Enrique Krauze: Nunca pierdas la esperanza

Hace muchos años escuché del gran filósofo polaco Leszek Kołakowski una parábola sobre el poder disuasivo, descorazonador, paralizante de las ideologías totalitarias: “Dos niñas compiten a las carreras en un parque. La que va retrasada grita desaforadamente: ‘¡Voy ganando, voy ganando!’. La que lleva la delantera escucha esos alaridos, abandona la pista, se arroja en brazos de su madre y le dice entre sollozos: ‘No puedo con ella, siempre me gana’”.
En muchos órdenes de la vida, actuar con derrotismo equivale a decretar una quiebra prematura, injustificada, hasta suicida. Estas actitudes pueden partir de muchas causas: una mala lectura de la realidad, un ánimo depresivo, la simple extenuación o la inseguridad en el propio juicio. En última instancia, dejarse vencer es cerrar la puerta al azar. Grave error, porque el azar juega siempre, en la vida y en la historia.
Los disidentes de la Unión Soviética y la Europa secuestrada por la URSS nunca decretaron la quiebra de su proyecto liberador. Y estaban encarcelados, acosados, solos. Hacia 1984 se puso de moda en Europa hablar del fin de la democracia occidental y su inminente derrota ante la URSS, que llevaba décadas de alardear de una ilusoria superioridad tecnológica, industrial, militar y hasta moral. Pero Kołakowski fue la voz disonante. Conocía desde dentro las contradicciones y debilidades del monstruo, y por eso no se sorprendió cuando un año después Gorbachev introdujo las reformas que significaron el principio del fin del orden soviético. La carrera no la ganó la niña locuaz que pretendía llevar la delantera. La victoria fue de la niña puntera, que desoyó los gritos y permaneció en la pista.

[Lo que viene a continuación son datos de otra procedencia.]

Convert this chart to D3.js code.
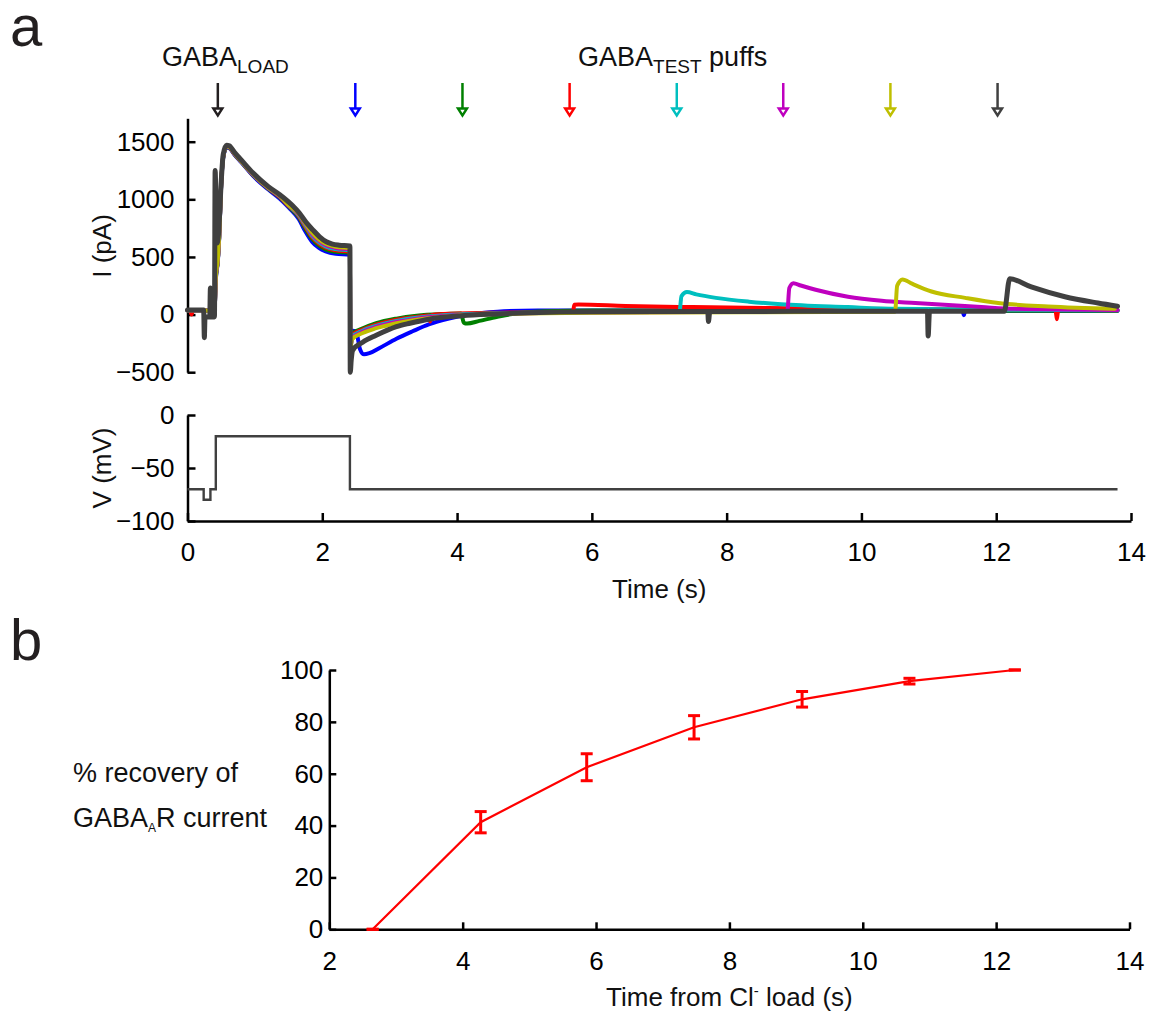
<!DOCTYPE html>
<html>
<head>
<meta charset="utf-8">
<script src="https://cdn.jsdelivr.net/npm/d3@7"></script>
<style>
  html, body { margin: 0; padding: 0; background: #fff; }
  svg { display: block; font-family: "Liberation Sans", Arial, sans-serif; }
</style>
</head>
<body>
<svg id="fig" width="1155" height="1016"></svg>
<script>
// ---------------- Panel a: whole-cell current traces [time (s), current (pA)] ----------------
const blueTrace = [[0,38],[0.24,38],[0.3,34],[0.4,28],[0.42,300],[0.45,460],[0.47,660],[0.5,1120],[0.53,1360],[0.58,1450],[0.62,1445],[0.7,1385],[0.8,1320],[0.97,1205],[1.2,1085],[1.37,1005],[1.5,930],[1.65,830],[1.75,720],[1.85,630],[1.95,578],[2.05,548],[2.2,528],[2.41,520],[2.415,-300],[2.45,-140],[2.5,-145],[2.56,-300],[2.62,-345],[2.7,-335],[2.85,-290],[3.1,-210],[3.34,-145],[3.58,-85],[3.88,-35],[4.18,0],[4.6,25],[5.2,36],[8,36],[11,34],[11.5,34],[11.52,-5],[11.54,34],[13.8,34]];
const greenTrace = [[0,38],[0.24,38],[0.3,34],[0.4,28],[0.42,310],[0.45,470],[0.47,670],[0.5,1130],[0.53,1365],[0.58,1455],[0.62,1450],[0.7,1390],[0.8,1325],[0.97,1212],[1.2,1092],[1.37,1015],[1.5,940],[1.65,845],[1.75,745],[1.85,655],[1.95,600],[2.05,565],[2.2,545],[2.41,535],[2.415,-300],[2.44,-165],[2.6,-120],[2.8,-75],[3.1,-35],[3.4,-10],[3.8,5],[4.06,10],[4.1,-70],[4.15,-78],[4.33,-55],[4.6,-20],[4.82,5],[5.32,28],[6,36],[9,34],[13.8,34]];
const redTrace = [[0,38],[0.04,38],[0.06,0],[0.08,38],[0.24,38],[0.3,34],[0.4,28],[0.42,315],[0.45,472],[0.47,672],[0.5,1132],[0.53,1368],[0.58,1456],[0.62,1451],[0.7,1391],[0.8,1327],[0.97,1214],[1.2,1095],[1.37,1020],[1.5,944],[1.65,855],[1.75,760],[1.85,670],[1.95,615],[2.05,580],[2.2,558],[2.41,545],[2.415,-300],[2.44,-180],[2.6,-130],[2.8,-88],[3.1,-45],[3.4,-20],[3.58,-8],[3.6,-60],[3.62,-5],[3.8,5],[4.5,15],[5.72,25],[5.74,85],[5.8,88],[6.5,75],[7.5,65],[9,55],[10.5,48],[12,42],[12.88,40],[12.9,-40],[12.92,40],[13.8,38]];
const cyanTrace = [[0,38],[0.24,38],[0.3,34],[0.4,28],[0.42,320],[0.45,475],[0.47,675],[0.5,1135],[0.53,1370],[0.58,1458],[0.62,1453],[0.7,1393],[0.8,1328],[0.97,1216],[1.2,1097],[1.37,1024],[1.5,947],[1.65,862],[1.75,772],[1.85,685],[1.95,628],[2.05,592],[2.2,568],[2.41,555],[2.415,-300],[2.44,-195],[2.6,-140],[2.8,-98],[3.1,-55],[3.4,-27],[3.8,-5],[4.5,10],[6,22],[7.3,25],[7.33,160],[7.41,195],[7.55,175],[7.84,145],[8.33,112],[8.81,90],[9.8,65],[10.5,50],[12,42],[13.8,38]];
const magentaTrace = [[0,38],[0.24,38],[0.3,34],[0.4,28],[0.42,325],[0.45,478],[0.47,678],[0.5,1138],[0.53,1372],[0.58,1459],[0.62,1454],[0.7,1394],[0.8,1329],[0.97,1218],[1.2,1099],[1.37,1027],[1.5,949],[1.65,868],[1.75,782],[1.85,698],[1.95,640],[2.05,603],[2.2,578],[2.41,565],[2.415,-300],[2.44,-205],[2.6,-150],[2.8,-108],[3.1,-65],[3.4,-35],[3.8,-12],[4.5,5],[6,18],[8.9,25],[8.93,230],[8.99,272],[9.1,252],[9.32,215],[9.8,155],[10.3,120],[10.8,100],[11.78,65],[12.28,50],[13.8,40]];
const oliveTrace = [[0,38],[0.24,38],[0.3,34],[0.4,28],[0.42,330],[0.45,480],[0.47,680],[0.5,1140],[0.53,1375],[0.58,1460],[0.62,1455],[0.7,1395],[0.8,1330],[0.97,1220],[1.2,1100],[1.37,1030],[1.5,950],[1.65,874],[1.75,790],[1.85,710],[1.95,652],[2.05,614],[2.2,588],[2.41,575],[2.415,-300],[2.44,-215],[2.6,-160],[2.8,-118],[3.1,-75],[3.4,-44],[3.8,-18],[4.5,2],[6,15],[10.5,25],[10.53,250],[10.61,305],[10.75,268],[11.04,200],[11.54,145],[12.03,100],[12.77,70],[13.76,50]];
const grayTrace = [[0,40],[0.24,40],[0.25,-200],[0.26,-20],[0.33,-20],[0.34,230],[0.35,-20],[0.4,-20],[0.41,1250],[0.425,900],[0.44,620],[0.46,700],[0.5,1150],[0.53,1390],[0.58,1470],[0.62,1465],[0.7,1405],[0.8,1340],[0.97,1230],[1.2,1110],[1.37,1040],[1.55,950],[1.66,880],[1.76,800],[1.86,735],[1.96,675],[2.06,632],[2.15,612],[2.25,602],[2.41,595],[2.415,-500],[2.43,-390],[2.45,-310],[2.6,-240],[2.8,-180],[3.1,-105],[3.3,-75],[3.58,-40],[4.07,-10],[4.6,5],[5.07,15],[6,24],[7.72,26],[7.73,-60],[7.75,26],[9,28],[10.98,28],[10.99,-185],[11.01,28],[12.12,28],[12.2,310],[12.52,240],[13.02,155],[13.51,100],[13.8,72]];

const traceColors = ["#0000ff", "#008000", "#ff0000", "#00bfbf", "#bf00bf", "#bfbf00", "#404040"];
const traces = [blueTrace, greenTrace, redTrace, cyanTrace, magentaTrace, oliveTrace, grayTrace];

// Command voltage (mV), step-wise
const voltageTimes = [0, 0.24, 0.34, 0.42, 2.41, 13.8];
const voltageValues = [-70, -80, -70, -20, -70, -70];

// GABA puff times (s) and their colours: first = loading puff, rest = test puffs
const puffTimes = [0.45, 2.49, 4.08, 5.67, 7.26, 8.84, 10.43, 12.02];
const puffColors = ["#231f20", "#0000ff", "#008000", "#ff0000", "#00bfbf", "#bf00bf", "#bfbf00", "#404040"];

const timeTicks = [0, 2, 4, 6, 8, 10, 12, 14];
const currentTicks = [-500, 0, 500, 1000, 1500];
const voltageTicks = [-100, -50, 0];

// ---------------- Panel b: recovery of GABA-A receptor current ----------------
const recoveryTimes = [2.65, 4.27, 5.86, 7.47, 9.09, 10.70, 12.28];
const recoveryMeans = [0, 41.3, 62.5, 77.9, 88.7, 95.7, 100];
const recoverySems = [0, 4.1, 5.2, 4.5, 3.0, 1.1, 0];
const recoveryTimeTicks = [2, 4, 6, 8, 10, 12, 14];
const recoveryTicks = [0, 20, 40, 60, 80, 100];

// ---------------- drawing ----------------
const svg = d3.select("#fig");
svg.append("rect").attr("width", 1155).attr("height", 1016).attr("fill", "#fff");

const FONT = 26;

function styleAxis(g) {
  g.select(".domain").attr("stroke", "#000").attr("stroke-width", 2.5);
  g.selectAll(".tick line").attr("stroke", "#000").attr("stroke-width", 2.5);
  g.selectAll(".tick text").attr("fill", "#000").style("font-size", FONT + "px")
    .style("font-family", '"Liberation Sans", Arial, sans-serif');
}

// scales for panel a
const x = d3.scaleLinear().domain([0, 14]).range([187.5, 1131]);
const yI = d3.scaleLinear().domain([-500, 1500]).range([372.2, 141.7]);
const yV = d3.scaleLinear().domain([-100, 0]).range([521, 415]);

// current axis (axis line extends a little above the top tick)
const yIAxisScale = yI.copy().domain([-500, 1703]).range([yI(-500), yI(1703)]);
const gI = svg.append("g").attr("transform", `translate(${x(0)},0)`)
  .call(d3.axisLeft(yIAxisScale).tickValues(currentTicks).tickSizeInner(-8).tickSizeOuter(0).tickPadding(13).tickFormat(d3.format("d")));
styleAxis(gI);

// voltage axis
const gV = svg.append("g").attr("transform", `translate(${x(0)},0)`)
  .call(d3.axisLeft(yV).tickValues(voltageTicks).tickSizeInner(-8).tickSizeOuter(0).tickPadding(13).tickFormat(d3.format("d")));
styleAxis(gV);

// shared time axis
const gT = svg.append("g").attr("transform", `translate(0,${yV(-100)})`)
  .call(d3.axisBottom(x).tickValues(timeTicks).tickSizeInner(-8).tickSizeOuter(0).tickPadding(22));
styleAxis(gT);

// current traces
const lineI = d3.line().x(d => x(d[0])).y(d => yI(d[1])).curve(d3.curveMonotoneX);
svg.append("g").selectAll("path").data(traces).join("path")
  .attr("d", lineI)
  .attr("fill", "none")
  .attr("stroke", (d, i) => traceColors[i])
  .attr("stroke-width", (d, i) => i === traces.length - 1 ? 5 : 4)
  .attr("stroke-linejoin", "round")
  .attr("stroke-linecap", "round");

// voltage command
const vData = voltageTimes.map((t, i) => [t, voltageValues[i]]);
svg.append("path")
  .attr("d", d3.line().x(d => x(d[0])).y(d => yV(d[1])).curve(d3.curveStepAfter)(vData))
  .attr("fill", "none").attr("stroke", "#404040").attr("stroke-width", 2.4);

// puff arrows
const arrows = svg.append("g");
puffTimes.forEach((t, i) => {
  const ax = x(t);
  arrows.append("line").attr("x1", ax).attr("x2", ax).attr("y1", 83).attr("y2", 108)
    .attr("stroke", puffColors[i]).attr("stroke-width", 2.5);
  arrows.append("path")
    .attr("d", `M${ax - 4.5},108.5L${ax + 4.5},108.5L${ax},115.5Z`)
    .attr("fill", "#fff").attr("stroke", puffColors[i]).attr("stroke-width", 2.4)
    .attr("stroke-linejoin", "miter");
});

// annotations panel a
const t1 = svg.append("text").attr("x", 162).attr("y", 66).style("font-size", "27px").attr("fill", "#111");
t1.append("tspan").text("GABA");
t1.append("tspan").attr("dy", 7).style("font-size", "19px").text("LOAD");

const t2 = svg.append("text").attr("x", 578).attr("y", 66).style("font-size", "27px").attr("fill", "#111");
t2.append("tspan").text("GABA");
t2.append("tspan").attr("dy", 7).style("font-size", "19px").text("TEST");
t2.append("tspan").attr("dy", -7).text(" puffs");

svg.append("text").attr("transform", `translate(111,246) rotate(-90)`).attr("text-anchor", "middle")
  .style("font-size", FONT + "px").attr("fill", "#111").text("I (pA)");
svg.append("text").attr("transform", `translate(111,468) rotate(-90)`).attr("text-anchor", "middle")
  .style("font-size", FONT + "px").attr("fill", "#111").text("V (mV)");
svg.append("text").attr("x", (x(0) + x(14)) / 2).attr("y", 598).attr("text-anchor", "middle")
  .style("font-size", FONT + "px").attr("fill", "#111").text("Time (s)");

svg.append("text").attr("x", 10).attr("y", 46).style("font-size", "58px").attr("fill", "#231f20").text("a");
svg.append("text").attr("x", 10).attr("y", 660).style("font-size", "58px").attr("fill", "#231f20").text("b");

// ---------------- panel b ----------------
const xb = d3.scaleLinear().domain([2, 14]).range([329.3, 1129.5]);
const yb = d3.scaleLinear().domain([0, 100]).range([929.3, 670]);

const gbY = svg.append("g").attr("transform", `translate(${xb(2)},0)`)
  .call(d3.axisLeft(yb).tickValues(recoveryTicks).tickSizeInner(-7).tickSizeOuter(0).tickPadding(6));
styleAxis(gbY);
const gbX = svg.append("g").attr("transform", `translate(0,${yb(0)})`)
  .call(d3.axisBottom(xb).tickValues(recoveryTimeTicks).tickSizeInner(-7).tickSizeOuter(0).tickPadding(22));
styleAxis(gbX);

const recData = recoveryTimes.map((t, i) => ({ t, m: recoveryMeans[i], s: recoverySems[i] }));
svg.append("path")
  .attr("d", d3.line().x(d => xb(d.t)).y(d => yb(d.m))(recData))
  .attr("fill", "none").attr("stroke", "#ff0000").attr("stroke-width", 2.2);

const eb = svg.append("g").attr("stroke", "#ff0000").attr("stroke-width", 3);
recData.forEach(d => {
  const cx = xb(d.t);
  if (d.s > 0) {
    eb.append("line").attr("x1", cx).attr("x2", cx).attr("y1", yb(d.m - d.s)).attr("y2", yb(d.m + d.s));
  }
  [d.m - d.s, d.m + d.s].forEach(v => {
    eb.append("line").attr("x1", cx - 6).attr("x2", cx + 6).attr("y1", yb(v)).attr("y2", yb(v));
  });
});

svg.append("text").attr("x", 73).attr("y", 782).style("font-size", "27px").attr("fill", "#111")
  .text("% recovery of");
const yl2 = svg.append("text").attr("x", 73).attr("y", 827).style("font-size", "27px").attr("fill", "#111");
yl2.append("tspan").text("GABA");
yl2.append("tspan").attr("dy", 5).style("font-size", "12px").text("A");
yl2.append("tspan").attr("dy", -5).text("R current");

const xl = svg.append("text").attr("x", (xb(2) + xb(14)) / 2).attr("y", 1006).attr("text-anchor", "middle")
  .style("font-size", FONT + "px").attr("fill", "#111");
xl.append("tspan").text("Time from Cl");
xl.append("tspan").attr("dy", -10).style("font-size", "15px").text("-");
xl.append("tspan").attr("dy", 10).text(" load (s)");
</script>
</body>
</html>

Hay derrotas autoinfligidas en todos los órdenes de la vida. Por ejemplo, en la vida literaria. Un caso fue el suicidio de Stefan Zweig en 1942. No podía soportar el exilio en Brasil, la pérdida de su biblioteca, la muerte de su madre, el derrumbe del mundo que conoció y en el cual había logrado llegar a la cima de la fama. Seguía siendo muy leído. Le faltaba la gloria del Premio Nobel, y lo hubiera logrado con solo esperar un par de años.
En mi familia hubo un caso ejemplar sobre el valor de la esperanza. Fue mi tía Dora. Por cuatro años luchó como una leona para salvar la vida de su esposo y la de su pequeña hija en la Polonia ocupada por los nazis, hasta que el esposo fue llevado a Bergen Belsen y ella a Auschwitz. La hijita de cinco años sobrevivió escondida por una familia polaca. Al final se reencontraron. “Job betujen”, le decía a su hija, en una expresión en ídish que quiere decir “Ten confianza”. Pero era mucho más que confianza lo que quería inspirar. Una confianza espiritual y trascendente pero también terrenal y activa, que en español se traduce mejor así: “No pierdas la esperanza”.
El mal radical siempre ha estado presente en la historia. Es ingenuo verlo como una anomalía. La única respuesta es enfrentarlo. El mal radical se ha adueñado desde hace casi tres décadas de Venezuela. Hoy más que nunca hay que apoyar al bravo pueblo que lucha como nunca antes (no exagero el adverbio) para arrojar las cadenas. Hoy más que nunca hay que apoyar con hechos a María Corina Machado, cuyo liderazgo no palidece ante el de Bolívar. Hoy más que nunca hay que porfiar por la restauración de la república y la democracia. Hoy, menos que nunca, podemos perder la esperanza.